YOUR OBJECTIVE:
Write out each line word for word. Drop pictures.

DATA SEGMENT:
* * * * * * * * *
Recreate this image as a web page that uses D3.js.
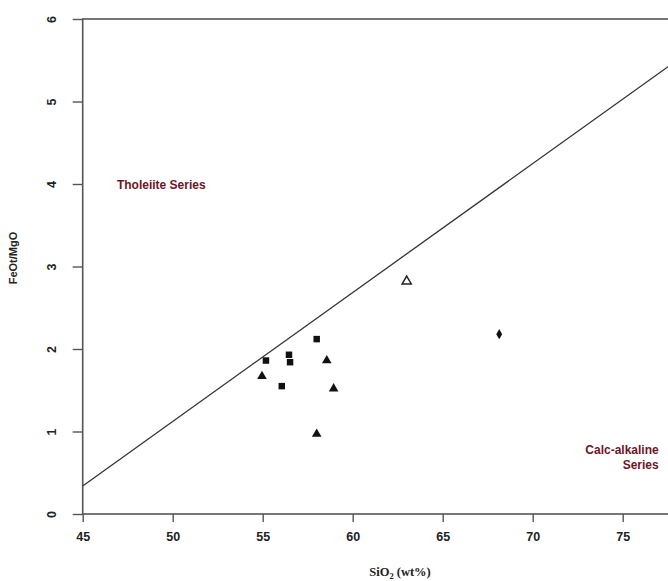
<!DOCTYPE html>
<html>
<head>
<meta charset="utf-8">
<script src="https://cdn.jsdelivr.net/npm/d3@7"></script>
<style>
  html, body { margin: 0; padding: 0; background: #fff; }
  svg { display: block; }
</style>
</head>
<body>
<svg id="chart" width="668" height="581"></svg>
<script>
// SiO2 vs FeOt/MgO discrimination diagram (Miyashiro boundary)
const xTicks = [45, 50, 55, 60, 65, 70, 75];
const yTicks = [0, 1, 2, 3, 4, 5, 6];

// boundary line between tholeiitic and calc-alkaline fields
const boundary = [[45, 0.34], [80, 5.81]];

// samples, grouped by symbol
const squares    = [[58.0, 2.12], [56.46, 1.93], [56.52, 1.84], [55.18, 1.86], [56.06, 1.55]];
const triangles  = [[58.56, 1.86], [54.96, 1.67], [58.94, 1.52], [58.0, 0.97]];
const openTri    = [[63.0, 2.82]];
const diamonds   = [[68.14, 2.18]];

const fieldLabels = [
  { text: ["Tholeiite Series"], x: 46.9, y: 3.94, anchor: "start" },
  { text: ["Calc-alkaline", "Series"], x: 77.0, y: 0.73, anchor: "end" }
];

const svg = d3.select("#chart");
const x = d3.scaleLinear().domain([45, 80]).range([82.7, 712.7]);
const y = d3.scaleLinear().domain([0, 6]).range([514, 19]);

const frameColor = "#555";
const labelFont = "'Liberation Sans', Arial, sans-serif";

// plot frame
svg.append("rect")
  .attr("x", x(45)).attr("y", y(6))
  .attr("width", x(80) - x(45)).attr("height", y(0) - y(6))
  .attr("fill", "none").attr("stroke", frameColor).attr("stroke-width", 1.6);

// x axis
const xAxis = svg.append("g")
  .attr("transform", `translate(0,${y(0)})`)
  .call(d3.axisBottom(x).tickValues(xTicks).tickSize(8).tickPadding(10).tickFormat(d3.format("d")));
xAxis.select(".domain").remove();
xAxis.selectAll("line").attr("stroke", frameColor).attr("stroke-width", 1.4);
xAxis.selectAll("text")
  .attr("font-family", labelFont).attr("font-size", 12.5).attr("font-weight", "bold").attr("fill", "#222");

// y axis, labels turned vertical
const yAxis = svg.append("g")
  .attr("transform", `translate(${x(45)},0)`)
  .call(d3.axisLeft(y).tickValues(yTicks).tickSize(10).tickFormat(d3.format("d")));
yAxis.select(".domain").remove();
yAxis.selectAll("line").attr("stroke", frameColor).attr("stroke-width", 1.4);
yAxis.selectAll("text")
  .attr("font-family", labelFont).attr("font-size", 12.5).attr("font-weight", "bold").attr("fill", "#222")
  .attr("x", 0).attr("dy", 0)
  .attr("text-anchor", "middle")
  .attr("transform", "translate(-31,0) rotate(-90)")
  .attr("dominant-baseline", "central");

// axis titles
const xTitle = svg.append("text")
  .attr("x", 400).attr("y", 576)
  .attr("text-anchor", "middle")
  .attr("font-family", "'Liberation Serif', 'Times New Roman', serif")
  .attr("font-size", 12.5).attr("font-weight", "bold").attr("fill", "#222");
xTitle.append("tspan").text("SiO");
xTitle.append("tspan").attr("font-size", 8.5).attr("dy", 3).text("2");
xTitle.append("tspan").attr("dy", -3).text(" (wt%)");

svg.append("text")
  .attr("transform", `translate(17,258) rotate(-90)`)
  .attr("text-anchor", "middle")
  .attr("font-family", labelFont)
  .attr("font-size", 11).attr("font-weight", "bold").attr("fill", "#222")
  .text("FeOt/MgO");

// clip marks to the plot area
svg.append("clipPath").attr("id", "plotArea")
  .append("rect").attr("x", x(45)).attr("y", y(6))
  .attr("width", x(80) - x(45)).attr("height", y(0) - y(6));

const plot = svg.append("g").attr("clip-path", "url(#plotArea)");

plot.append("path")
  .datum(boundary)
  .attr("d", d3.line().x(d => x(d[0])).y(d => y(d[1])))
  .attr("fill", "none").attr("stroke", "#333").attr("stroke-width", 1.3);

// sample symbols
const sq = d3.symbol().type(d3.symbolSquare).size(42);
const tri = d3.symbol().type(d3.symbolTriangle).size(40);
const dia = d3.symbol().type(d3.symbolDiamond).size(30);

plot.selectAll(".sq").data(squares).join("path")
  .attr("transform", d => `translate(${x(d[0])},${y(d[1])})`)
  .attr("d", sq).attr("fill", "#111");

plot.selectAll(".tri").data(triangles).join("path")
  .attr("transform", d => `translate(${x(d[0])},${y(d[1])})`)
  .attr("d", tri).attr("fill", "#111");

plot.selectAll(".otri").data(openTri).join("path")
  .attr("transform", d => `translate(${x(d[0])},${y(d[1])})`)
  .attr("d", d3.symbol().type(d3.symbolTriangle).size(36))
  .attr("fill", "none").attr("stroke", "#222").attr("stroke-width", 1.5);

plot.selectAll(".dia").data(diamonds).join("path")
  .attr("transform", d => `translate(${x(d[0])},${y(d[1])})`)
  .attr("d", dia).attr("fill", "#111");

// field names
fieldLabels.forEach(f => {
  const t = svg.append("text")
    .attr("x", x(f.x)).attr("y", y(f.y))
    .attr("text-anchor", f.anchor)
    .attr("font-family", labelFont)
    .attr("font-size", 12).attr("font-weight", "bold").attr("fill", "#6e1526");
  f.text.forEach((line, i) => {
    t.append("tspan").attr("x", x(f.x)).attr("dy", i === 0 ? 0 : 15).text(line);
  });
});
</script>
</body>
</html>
* * * * * * * * *
RESULT BELOW:
Recreate this image as a web page that uses D3.js.
<!DOCTYPE html>
<html>
<head>
<meta charset="utf-8">
<script src="https://cdn.jsdelivr.net/npm/d3@7"></script>
<style>
  html, body { margin: 0; padding: 0; background: #fff; }
  svg { display: block; }
</style>
</head>
<body>
<svg id="chart" width="668" height="581"></svg>
<script>
// SiO2 vs FeOt/MgO discrimination diagram (Miyashiro boundary)
const xTicks = [45, 50, 55, 60, 65, 70, 75];
const yTicks = [0, 1, 2, 3, 4, 5, 6];

// boundary line between tholeiitic and calc-alkaline fields
const boundary = [[45, 0.34], [80, 5.81]];

// samples, grouped by symbol
const squares    = [[58.0, 2.12], [56.46, 1.93], [56.52, 1.84], [55.18, 1.86], [56.06, 1.55]];
const triangles  = [[58.56, 1.86], [54.96, 1.67], [58.94, 1.52], [58.0, 0.97]];
const openTri    = [[63.0, 2.82]];
const diamonds   = [[68.14, 2.18]];

const fieldLabels = [
  { text: ["Tholeiite Series"], x: 46.9, y: 3.94, anchor: "start" },
  { text: ["Calc-alkaline", "Series"], x: 77.0, y: 0.73, anchor: "end" }
];

const svg = d3.select("#chart");
const x = d3.scaleLinear().domain([45, 80]).range([82.7, 712.7]);
const y = d3.scaleLinear().domain([0, 6]).range([514, 19]);

const frameColor = "#555";
const labelFont = "'Liberation Sans', Arial, sans-serif";

// plot frame
svg.append("rect")
  .attr("x", x(45)).attr("y", y(6))
  .attr("width", x(80) - x(45)).attr("height", y(0) - y(6))
  .attr("fill", "none").attr("stroke", frameColor).attr("stroke-width", 1.6);

// x axis
const xAxis = svg.append("g")
  .attr("transform", `translate(0,${y(0)})`)
  .call(d3.axisBottom(x).tickValues(xTicks).tickSize(8).tickPadding(10).tickFormat(d3.format("d")));
xAxis.select(".domain").remove();
xAxis.selectAll("line").attr("stroke", frameColor).attr("stroke-width", 1.4);
xAxis.selectAll("text")
  .attr("font-family", labelFont).attr("font-size", 12.5).attr("font-weight", "bold").attr("fill", "#222");

// y axis, labels turned vertical
const yAxis = svg.append("g")
  .attr("transform", `translate(${x(45)},0)`)
  .call(d3.axisLeft(y).tickValues(yTicks).tickSize(10).tickFormat(d3.format("d")));
yAxis.select(".domain").remove();
yAxis.selectAll("line").attr("stroke", frameColor).attr("stroke-width", 1.4);
yAxis.selectAll("text")
  .attr("font-family", labelFont).attr("font-size", 12.5).attr("font-weight", "bold").attr("fill", "#222")
  .attr("x", 0).attr("dy", 0)
  .attr("text-anchor", "middle")
  .attr("transform", "translate(-31,0) rotate(-90)")
  .attr("dominant-baseline", "central");

// axis titles
const xTitle = svg.append("text")
  .attr("x", 400).attr("y", 576)
  .attr("text-anchor", "middle")
  .attr("font-family", "'Liberation Serif', 'Times New Roman', serif")
  .attr("font-size", 12.5).attr("font-weight", "bold").attr("fill", "#222");
xTitle.append("tspan").text("SiO");
xTitle.append("tspan").attr("font-size", 8.5).attr("dy", 3).text("2");
xTitle.append("tspan").attr("dy", -3).text(" (wt%)");

svg.append("text")
  .attr("transform", `translate(17,258) rotate(-90)`)
  .attr("text-anchor", "middle")
  .attr("font-family", labelFont)
  .attr("font-size", 11).attr("font-weight", "bold").attr("fill", "#222")
  .text("FeOt/MgO");

// clip marks to the plot area
svg.append("clipPath").attr("id", "plotArea")
  .append("rect").attr("x", x(45)).attr("y", y(6))
  .attr("width", x(80) - x(45)).attr("height", y(0) - y(6));

const plot = svg.append("g").attr("clip-path", "url(#plotArea)");

plot.append("path")
  .datum(boundary)
  .attr("d", d3.line().x(d => x(d[0])).y(d => y(d[1])))
  .attr("fill", "none").attr("stroke", "#333").attr("stroke-width", 1.3);

// sample symbols
const sq = d3.symbol().type(d3.symbolSquare).size(42);
const tri = d3.symbol().type(d3.symbolTriangle).size(40);
const dia = d3.symbol().type(d3.symbolDiamond).size(30);

plot.selectAll(".sq").data(squares).join("path")
  .attr("transform", d => `translate(${x(d[0])},${y(d[1])})`)
  .attr("d", sq).attr("fill", "#111");

plot.selectAll(".tri").data(triangles).join("path")
  .attr("transform", d => `translate(${x(d[0])},${y(d[1])})`)
  .attr("d", tri).attr("fill", "#111");

plot.selectAll(".otri").data(openTri).join("path")
  .attr("transform", d => `translate(${x(d[0])},${y(d[1])})`)
  .attr("d", d3.symbol().type(d3.symbolTriangle).size(36))
  .attr("fill", "none").attr("stroke", "#222").attr("stroke-width", 1.5);

plot.selectAll(".dia").data(diamonds).join("path")
  .attr("transform", d => `translate(${x(d[0])},${y(d[1])})`)
  .attr("d", dia).attr("fill", "#111");

// field names
fieldLabels.forEach(f => {
  const t = svg.append("text")
    .attr("x", x(f.x)).attr("y", y(f.y))
    .attr("text-anchor", f.anchor)
    .attr("font-family", labelFont)
    .attr("font-size", 12).attr("font-weight", "bold").attr("fill", "#6e1526");
  f.text.forEach((line, i) => {
    t.append("tspan").attr("x", x(f.x)).attr("dy", i === 0 ? 0 : 15).text(line);
  });
});
</script>
</body>
</html>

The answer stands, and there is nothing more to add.